Don't try to mirror the corporate structure. The network design and topology can often mirror the corporate structure of the organisation. While attempting to mirror this structure is not necessarily to be discouraged, the network designer should certainly never become enslaved by it. Such an approach can result in fundamentally flawed designs. Remember the design objectives are the only essential driving force behind the design.
Vendor independence. Proprietary solutions are not to be encouraged but they should not be automatically avoided either. There are instances where dominant vendors can provide the best solution.
Keep it simple. Unnecessary additional complexity is likely to increase the support cost and may make the network more difficult to manage. Also, each time a needlessly complex solution is employed it is possible that an additional piece of software is being used that may have bugs in it. The simplest viable solution should always be implemented. Increased complexity is only justifiable if there is a related benefit or requirement.
Design every network on its own merits. Do not work to a set of rigid and possibly over-generalised design rules or templates.

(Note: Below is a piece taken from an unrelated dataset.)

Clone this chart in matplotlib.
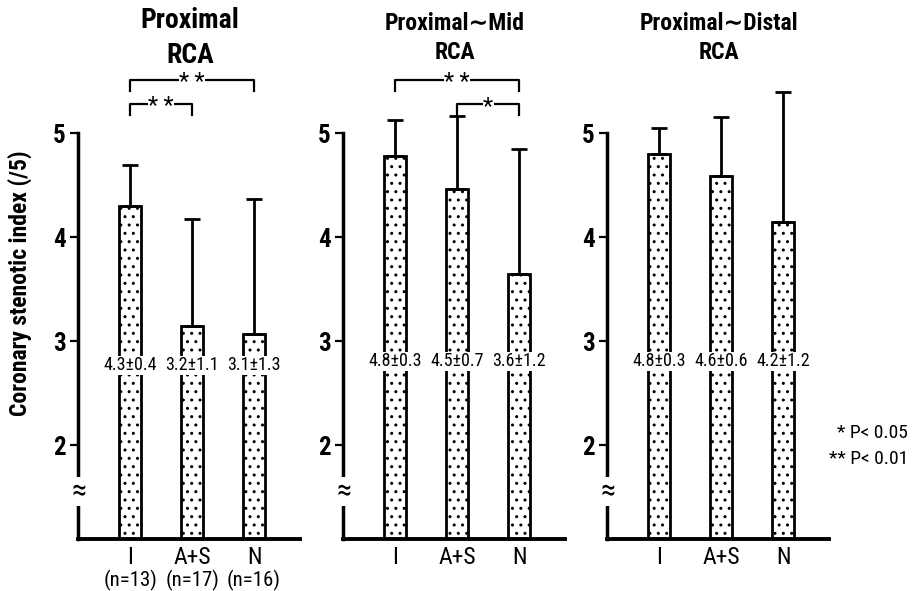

Consider every network on its own merits and avoid copying existing solutions simply because the networks appear similar. Avoid the bleeding edge. Only use mature and well-tested software and hardware for all devices on the network.
The fundamental design plan must not be compromised. The design may have to show some degree of flexibility and evolve with the network. This relates to the requirement for a scalable design. However it must not be compromised at a fundamental level. For example, if you are implementing a three-layered WAN hierarchy, do not compromise this by adding another layer. This comprises and invalidates the original design by either adding another layer or by 'mixing and matching' layers. If the original design is repeatedly compromised for the sake of 'quick fixes' then at some point the design becomes eroded into oblivion and there is no longer a network design in place. A network design is merely an academic exercise if it is not fully and precisely implemented as per the original design plan. No changes should be made to the original design without the endorsement of the engineers who formulated that design.

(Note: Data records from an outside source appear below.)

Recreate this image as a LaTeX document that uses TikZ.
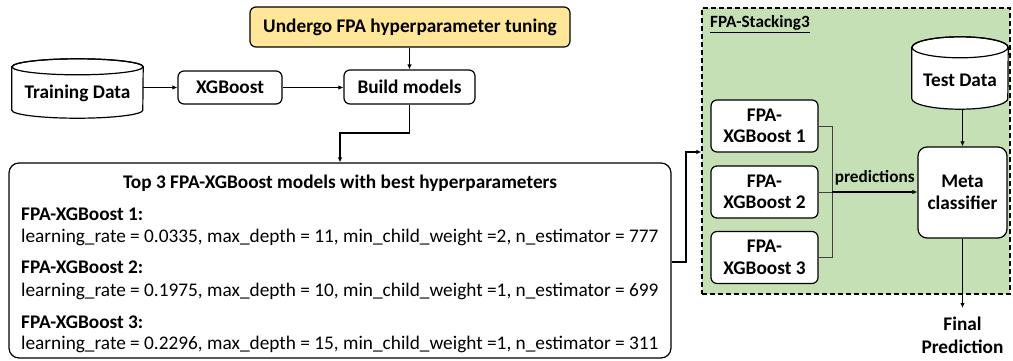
\documentclass[tikz,border=0pt]{standalone}
\usepackage{fontspec}
\setmainfont{Carlito}
\usetikzlibrary{arrows.meta}
\definecolor{tuneyellow}{HTML}{FFE699}
\definecolor{stackgreen}{HTML}{C5E0B4}
\definecolor{busgray}{HTML}{404040}
\newcommand{\dfont}{\fontsize{19.3}{21.5}\selectfont}
\newcommand{\sfont}{\fontsize{17.2}{20}\selectfont}
\tikzset{
  box/.style={draw, line width=1.2pt, rounded corners=6pt, fill=white, inner sep=0pt, align=center, font=\dfont\bfseries},
  cylbody/.style={inner sep=0pt},
  txt/.style={inner sep=0pt, font=\dfont},
  btxt/.style={inner sep=0pt, font=\dfont\bfseries},
  sbtxt/.style={inner sep=0pt, font=\sfont\bfseries},
  arr/.style={line width=1.2pt, -{Latex[length=5pt,width=4.5pt]}},
  bus/.style={line width=0.9pt, draw=busgray},
}
\newcommand{\cylshape}[3]{% node, half width, ry
  \draw[line width=1.2pt, fill=white] ([yshift=-#3]#1.north west) -- ([yshift=#3]#1.south west)
    arc[start angle=180, end angle=360, x radius=#2, y radius=#3]
    -- ([yshift=-#3]#1.north east)
    arc[start angle=0, end angle=180, x radius=#2, y radius=#3] -- cycle;
  \draw[line width=1.2pt] ([yshift=-#3]#1.north) ellipse [x radius=#2, y radius=#3];
}
\begin{document}
\begin{tikzpicture}[x=1pt,y=-1pt]
\useasboundingbox (0,0) rectangle (1013,360);

% green stacking region
\node[draw, line width=1.2pt, fill=stackgreen, minimum width=308pt, minimum height=286pt, inner sep=0pt, dash pattern=on 5pt off 3pt] (stack) at (856,151) {};
\node[sbtxt, anchor=west] (stacklabel) at (710,24) {\underline{FPA-Stacking3}};

% top-left flow
\node[box, fill=tuneyellow, minimum width=320pt, minimum height=40pt] (tune) at (410,27) {Undergo FPA hyperparameter tuning};
\node[cylbody, minimum width=131pt, minimum height=59pt] (train) at (77.5,88.5) {};
\cylshape{train}{65.5pt}{8pt}
\node[btxt] (traintxt) at (77.5,93) {Training Data};
\node[box, minimum width=104pt, minimum height=33pt] (xgb) at (230,87.5) {XGBoost};
\node[box, minimum width=131pt, minimum height=34pt] (build) at (409.5,87) {Build models};

\draw[arr] (train.east |- xgb.west) -- (xgb.west);
\draw[arr] (xgb.east) -- (build.west |- xgb.east);
\draw[arr] (tune.south -| build.north) -- (build.north);

% big box
\node[draw, line width=1.2pt, rounded corners=10pt, fill=white, minimum width=662pt, minimum height=195pt, inner sep=0pt] (top) at (340,260.5) {};
\node[btxt] (toptitle) at (340,183) {Top 3 FPA-XGBoost models with best hyperparameters};
\node[btxt, anchor=west] (m1) at (21,214) {FPA-XGBoost 1:};
\node[txt, anchor=west] (p1) at (21,237) {learning\_rate = 0.0335, max\_depth = 11, min\_child\_weight =2, n\_estimator = 777};
\node[btxt, anchor=west] (m2) at (21,267) {FPA-XGBoost 2:};
\node[txt, anchor=west] (p2) at (21,291) {learning\_rate = 0.1975, max\_depth = 10, min\_child\_weight =1, n\_estimator = 699};
\node[btxt, anchor=west] (m3) at (21,322) {FPA-XGBoost 3:};
\node[txt, anchor=west] (p3) at (21,344) {learning\_rate = 0.2296, max\_depth = 15, min\_child\_weight =1, n\_estimator = 311};

\coordinate (bend1) at (409.5,133);
\coordinate (bend2) at (340,133);
\draw[arr] (build.south) -- (bend1) -- (bend2) -- (top.north -| bend2);

\coordinate (out1) at (686,262);
\coordinate (out2) at (686,152);
\draw[arr] (top.east |- out1) -- (out1) -- (out2) -- (stack.west |- out2);

% stacking internals
\node[box, minimum width=107pt, minimum height=52pt] (f1) at (764.5,126) {FPA-\\XGBoost 1};
\node[box, minimum width=107pt, minimum height=52pt] (f2) at (764.5,192) {FPA-\\XGBoost 2};
\node[box, minimum width=107pt, minimum height=52pt] (f3) at (764.5,257.5) {FPA-\\XGBoost 3};
\node[cylbody, minimum width=96pt, minimum height=72pt] (test) at (960,73) {};
\cylshape{test}{48pt}{10.5pt}
\node[btxt] (testtxt) at (960,80) {Test Data};
\node[box, rounded corners=9pt, minimum width=89pt, minimum height=91pt] (meta) at (962.5,192.5) {Meta\\classifier};

\coordinate (busx) at (832,126);
\draw[bus] (f1.east) -- (busx |- f1.east) -- (busx |- f3.east) -- (f3.east);
\draw[bus] (f2.east) -- (busx |- f2.east);
\draw[arr] (busx |- f2.east) -- (meta.west |- f2.east) node[midway, above=6pt, sbtxt] (predlbl) {predictions};
\draw[arr] (test.south -| meta.north) -- (meta.north);

\coordinate (finaltip) at (962.5,308);
\draw[arr] (meta.south) -- (finaltip);
\node[btxt, align=center, font=\fontsize{19.3}{23}\selectfont\bfseries] (final) at (962.5,335) {Final\\Prediction};
\end{tikzpicture}
\end{document}
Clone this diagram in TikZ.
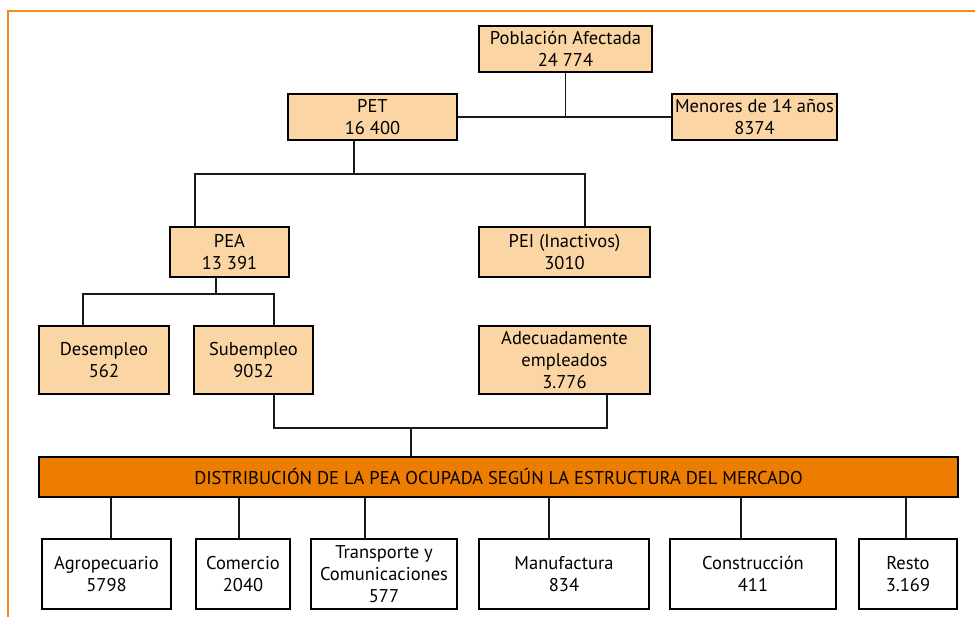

Predictability is the hallmark of a good design. Predictability and consistency in performance, resilience and scalability is a characteristic of a well-designed network.
Design it once or design it a thousand times! If a network was not designed properly at the outset or if that design was compromised then everyday tasks such as troubleshooting and adding new devices to the network become design projects in themselves. This is because without a valid design that has been followed, basic network changes do not form part of any plan. Thus they must be treated as isolated projects. There is no predictability and the effect of any changes on the network must always be independently assessed if the design plan has been deviated from. This is what I call designing a network "a thousand times."
Design requires a small capable team No one person, no matter how skilled or experienced should be the single and absolute authority in designing the network. Designing a network involves balancing priorities, performing trade-offs and addressing a broad range of technical issues at both a general and detailed level. People with different specialities and strengths are required in a design team. Some may focus on the general while others may be sticklers for the specific details. However, I would even more strongly emphasise that committees should not design networks. A small team of capable engineers who report on a general level to management should resolve the details of the network design process.